O exagerado volume de correspondência de Assumar nos permitiu aferir as contradições e desmascarar as mentiras que ele inventou para favorecer seu comparsa militar[15]. Fomos o primeiro autor a desmascarar e a comprovar mais essa mentira do criminoso conde de Assumar.
Tjmar – 06.11.2024.
[1] Veja-se que não se pretendia matar os pardos e negros forros.
[2] “Festejo de negros”, a exemplo da Festa de Nossa Senhora do Rosário.
[3] Hoje, distrito de Mariana/MG.
[4] APM SC Cód. 4, p. 587-596-v, Cadernos do Arquivo 1–Escravidão em Minas Gerais, 1988, p. 37.
[5] História Antiga de Minas Gerais, p. 167.
[6] História Antiga de Minas Gerais, p. 167.
[7] Documentos Interessantes – Arquivo do Estado de São Paulo, v. LIII, p. 193.
[8] História Antiga de Minas Gerais, p. 168.
[9] História Antiga de Minas Gerais, p. 168.
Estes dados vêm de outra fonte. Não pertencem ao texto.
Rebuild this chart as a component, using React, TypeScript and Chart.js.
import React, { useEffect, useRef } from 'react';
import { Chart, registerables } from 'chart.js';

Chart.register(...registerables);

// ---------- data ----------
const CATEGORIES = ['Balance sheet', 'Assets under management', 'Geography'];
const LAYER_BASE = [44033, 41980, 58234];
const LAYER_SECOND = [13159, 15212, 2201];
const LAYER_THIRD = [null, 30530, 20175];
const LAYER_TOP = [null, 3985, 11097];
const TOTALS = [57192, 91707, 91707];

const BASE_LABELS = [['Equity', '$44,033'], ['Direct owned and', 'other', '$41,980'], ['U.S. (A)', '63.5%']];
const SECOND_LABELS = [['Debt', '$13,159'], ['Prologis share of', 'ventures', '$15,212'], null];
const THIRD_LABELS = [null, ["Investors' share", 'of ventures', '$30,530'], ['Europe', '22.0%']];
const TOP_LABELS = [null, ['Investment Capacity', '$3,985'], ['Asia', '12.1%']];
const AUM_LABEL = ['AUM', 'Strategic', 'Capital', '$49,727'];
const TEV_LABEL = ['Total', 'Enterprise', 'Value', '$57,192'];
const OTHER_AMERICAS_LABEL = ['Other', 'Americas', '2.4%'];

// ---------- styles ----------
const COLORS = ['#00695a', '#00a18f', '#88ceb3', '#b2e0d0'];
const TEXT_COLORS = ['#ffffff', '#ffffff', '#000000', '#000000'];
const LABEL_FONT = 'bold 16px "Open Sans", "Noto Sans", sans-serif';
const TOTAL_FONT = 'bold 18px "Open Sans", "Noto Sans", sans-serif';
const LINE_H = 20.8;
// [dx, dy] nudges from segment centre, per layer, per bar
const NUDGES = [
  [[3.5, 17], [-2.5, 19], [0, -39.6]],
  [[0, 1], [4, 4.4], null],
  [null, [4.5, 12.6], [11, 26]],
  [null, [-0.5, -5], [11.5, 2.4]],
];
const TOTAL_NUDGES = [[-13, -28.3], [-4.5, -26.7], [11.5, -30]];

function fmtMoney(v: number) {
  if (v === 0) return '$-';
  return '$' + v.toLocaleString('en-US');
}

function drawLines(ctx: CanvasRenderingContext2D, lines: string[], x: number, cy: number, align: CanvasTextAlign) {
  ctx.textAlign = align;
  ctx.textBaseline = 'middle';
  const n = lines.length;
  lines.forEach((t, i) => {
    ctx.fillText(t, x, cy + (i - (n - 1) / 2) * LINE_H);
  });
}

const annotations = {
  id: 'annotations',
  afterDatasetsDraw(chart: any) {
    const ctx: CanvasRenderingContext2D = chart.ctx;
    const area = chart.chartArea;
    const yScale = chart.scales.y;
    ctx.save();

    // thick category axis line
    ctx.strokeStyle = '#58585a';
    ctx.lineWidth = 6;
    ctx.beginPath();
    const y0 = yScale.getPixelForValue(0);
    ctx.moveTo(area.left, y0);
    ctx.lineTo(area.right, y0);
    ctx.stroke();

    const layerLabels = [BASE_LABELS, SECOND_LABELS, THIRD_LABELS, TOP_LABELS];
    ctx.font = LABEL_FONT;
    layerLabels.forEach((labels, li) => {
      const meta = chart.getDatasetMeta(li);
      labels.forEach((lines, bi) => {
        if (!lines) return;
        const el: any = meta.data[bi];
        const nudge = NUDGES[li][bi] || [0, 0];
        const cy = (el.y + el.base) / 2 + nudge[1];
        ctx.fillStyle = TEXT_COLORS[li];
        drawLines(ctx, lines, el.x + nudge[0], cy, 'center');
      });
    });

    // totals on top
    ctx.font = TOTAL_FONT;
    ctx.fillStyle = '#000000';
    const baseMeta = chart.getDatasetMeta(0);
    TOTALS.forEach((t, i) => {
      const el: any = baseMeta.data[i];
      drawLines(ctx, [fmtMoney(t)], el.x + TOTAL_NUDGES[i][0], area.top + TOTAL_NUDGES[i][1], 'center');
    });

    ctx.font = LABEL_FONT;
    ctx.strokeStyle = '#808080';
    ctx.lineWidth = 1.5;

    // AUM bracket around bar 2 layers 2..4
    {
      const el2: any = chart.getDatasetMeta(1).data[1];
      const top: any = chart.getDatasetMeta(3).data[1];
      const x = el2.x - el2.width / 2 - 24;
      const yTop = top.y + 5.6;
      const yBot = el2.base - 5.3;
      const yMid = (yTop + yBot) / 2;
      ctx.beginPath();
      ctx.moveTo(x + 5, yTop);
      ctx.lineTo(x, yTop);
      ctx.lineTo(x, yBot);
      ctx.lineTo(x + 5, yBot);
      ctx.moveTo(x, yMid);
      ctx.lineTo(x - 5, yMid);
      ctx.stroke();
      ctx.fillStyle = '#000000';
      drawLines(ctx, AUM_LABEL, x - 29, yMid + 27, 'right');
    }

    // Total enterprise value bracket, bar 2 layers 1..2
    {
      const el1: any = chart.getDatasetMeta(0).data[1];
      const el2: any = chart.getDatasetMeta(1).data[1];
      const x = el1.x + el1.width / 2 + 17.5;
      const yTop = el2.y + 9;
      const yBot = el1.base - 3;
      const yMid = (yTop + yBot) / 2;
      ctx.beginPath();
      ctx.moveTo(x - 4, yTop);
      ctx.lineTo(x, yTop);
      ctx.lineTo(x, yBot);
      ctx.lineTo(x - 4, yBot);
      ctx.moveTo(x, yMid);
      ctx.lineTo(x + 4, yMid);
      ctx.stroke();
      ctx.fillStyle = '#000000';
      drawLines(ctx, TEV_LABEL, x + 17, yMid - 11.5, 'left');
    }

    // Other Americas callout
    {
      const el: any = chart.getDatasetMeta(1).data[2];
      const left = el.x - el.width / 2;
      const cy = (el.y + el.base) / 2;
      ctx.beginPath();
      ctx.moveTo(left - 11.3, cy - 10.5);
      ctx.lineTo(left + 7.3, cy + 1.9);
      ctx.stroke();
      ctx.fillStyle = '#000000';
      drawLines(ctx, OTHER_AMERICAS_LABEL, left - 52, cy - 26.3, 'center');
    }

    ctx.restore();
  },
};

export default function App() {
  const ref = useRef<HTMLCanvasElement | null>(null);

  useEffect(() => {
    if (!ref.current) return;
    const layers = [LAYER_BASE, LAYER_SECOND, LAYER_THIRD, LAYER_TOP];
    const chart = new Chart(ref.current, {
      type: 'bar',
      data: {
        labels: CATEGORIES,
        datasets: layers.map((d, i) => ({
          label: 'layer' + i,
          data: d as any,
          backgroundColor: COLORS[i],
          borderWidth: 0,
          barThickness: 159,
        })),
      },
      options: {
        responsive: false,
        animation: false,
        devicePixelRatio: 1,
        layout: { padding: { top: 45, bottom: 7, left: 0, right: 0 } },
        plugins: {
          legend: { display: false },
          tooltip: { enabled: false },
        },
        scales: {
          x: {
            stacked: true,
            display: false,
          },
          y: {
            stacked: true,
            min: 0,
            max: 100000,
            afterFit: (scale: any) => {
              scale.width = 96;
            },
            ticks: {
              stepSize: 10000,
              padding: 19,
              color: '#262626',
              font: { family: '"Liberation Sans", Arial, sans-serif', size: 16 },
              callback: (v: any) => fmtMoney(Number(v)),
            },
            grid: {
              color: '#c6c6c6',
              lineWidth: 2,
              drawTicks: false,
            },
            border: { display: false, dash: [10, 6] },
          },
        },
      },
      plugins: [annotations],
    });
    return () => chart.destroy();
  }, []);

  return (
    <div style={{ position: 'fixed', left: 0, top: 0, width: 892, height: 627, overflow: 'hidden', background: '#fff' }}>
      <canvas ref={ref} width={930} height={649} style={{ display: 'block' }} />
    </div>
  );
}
[10] Documentos Interessantes – Arquivo do Estado de São Paulo, v. LIII, p. 193.
[11] Documentos Interessantes – Arquivo do Estado de São Paulo, v. LIII, p. 192.
[12] Documentos Interessantes – Arquivo do Estado de São Paulo, v. LIII, p. 193.
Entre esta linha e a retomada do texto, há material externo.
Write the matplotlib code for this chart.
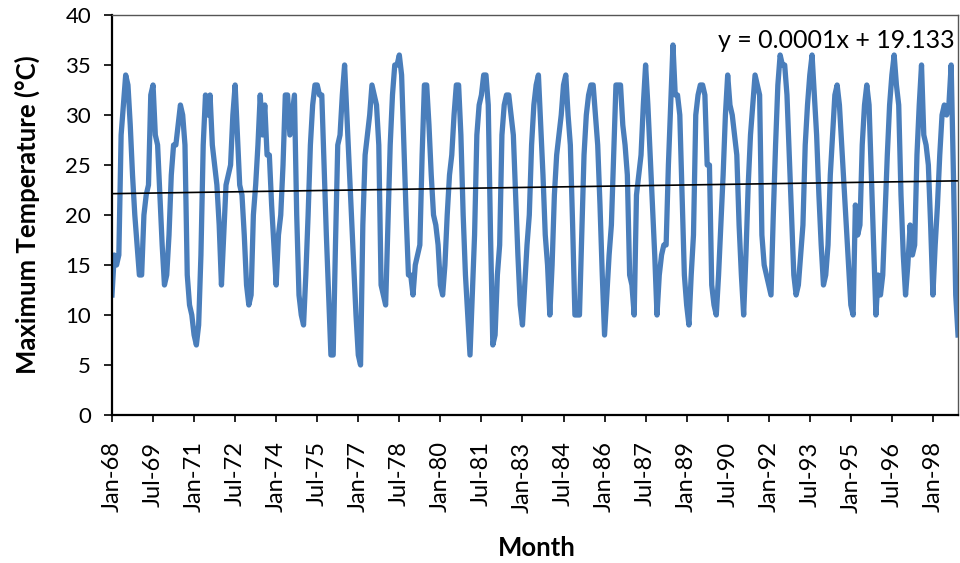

[13] Segundo o Aurélio, fantástico é aquilo que “só existente na fantasia ou imaginação”; “Falso, simulado, inventado, fictício”.
[14] Após seu retorno a Portugal, ingressaria na carreira eclesiástica, chegando a ser sagrado bispo em 1741. Faleceu em 1742. Códice Costa Matoso, v. 2, p. 40.
[15] Minas Gerais: Capitania de São Paulo e Minas do Ouro, pp. 308-379.